Revolutionary solution may be in works in 3D metal printing for robotics

For professionals in 3D printing circles, this was Wednesday's juiciest question of all: "Is Velo3D secretly working to revolutionize 3D metal printing for robotics?"

That was the headline from 3ders.org, talking about the young California-based company which develops and manufactures metal laser sintering machines for 3D printing. The Santa Clara company started in 2014, founded by Benyamin Butler and Erel Milshtein.

Palo Alto-based Tekla S. Perry, senior editor, IEEE Spectrum, who watches startups, spoke about metal printing indications based on following some "breadcrumbs."

She wrote that "job postings, talks at conferences, and other breadcrumbs left along Velo3D's development trail" suggest at least a sketchy outline of company plans. "Consider which 3-D printing technology is ready for disruption: metal."

Two of the fastest-growing segments of the additive manufacturing industry are metal 3D printing and micro 3D printing, said 3DPrint.com earlier this month.

Last summer, the Velo3D received $22.1 million in venture investment soon after being founded, said 3ders.org. They have since been "dropping hints" that they could be working on a metal 3D printing solution for the which the report described as revolutionary.

If you go by the company's name, you might guess they have an eye on bicycle parts but the report said that the founder of Golem Robotics, Ofer Shochet, is a member of the board of directors at Velo3D, and pointers are toward robotics.

According to the report, Shochet believed that 3D printed metal robotics will be a major expansion field. Robotic experts will find advantage in the technology's ability to create more complex and new geometries. The report added, though, that this was just speculation, even though "signs coming from Velo3D all point in one direction."
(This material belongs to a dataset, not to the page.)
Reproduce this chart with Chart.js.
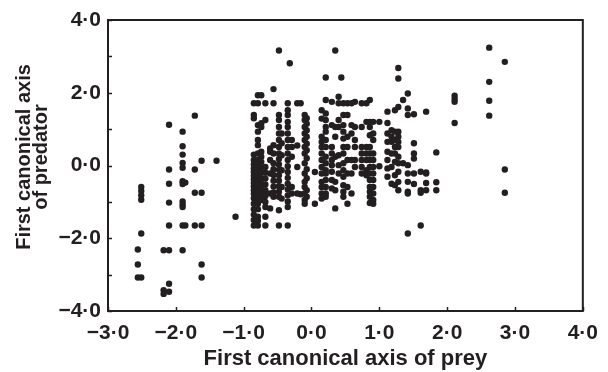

This resonates with a report in May, when Michael Parker in 3DPrint.com wrote about the RoboUniverse Conference & Expo. Shochet, had predicted that "we are going to see a greater convergence of robotics and 3D printing. Additive manufacturing (AM) is already having an impact on robotics, allowing for quicker iterations on designs and getting functional models completed quicker."

IEEE Spectrum, meanwhile, talked about printing metal objects as done regularly in industry, particularly aerospace. It uses a different, and, to date, more expensive technology, selective laser sintering.

"This technology melts metal powders into solid shapes; it requires high temperatures, and far more complicated equipment than what's found in the layering sort of printers used for plastic. The patent for this technology expired in early 2014—just before the formation of Velo3D."

Perry then posed a question which makes the company interesting to watch. At the time, industry said cheap printers would not be arriving on the scene any time soon. They would come only after a significant breakthrough on the materials side. Asked Perry: "Could Velo3D's founders have that breakthrough figured out?"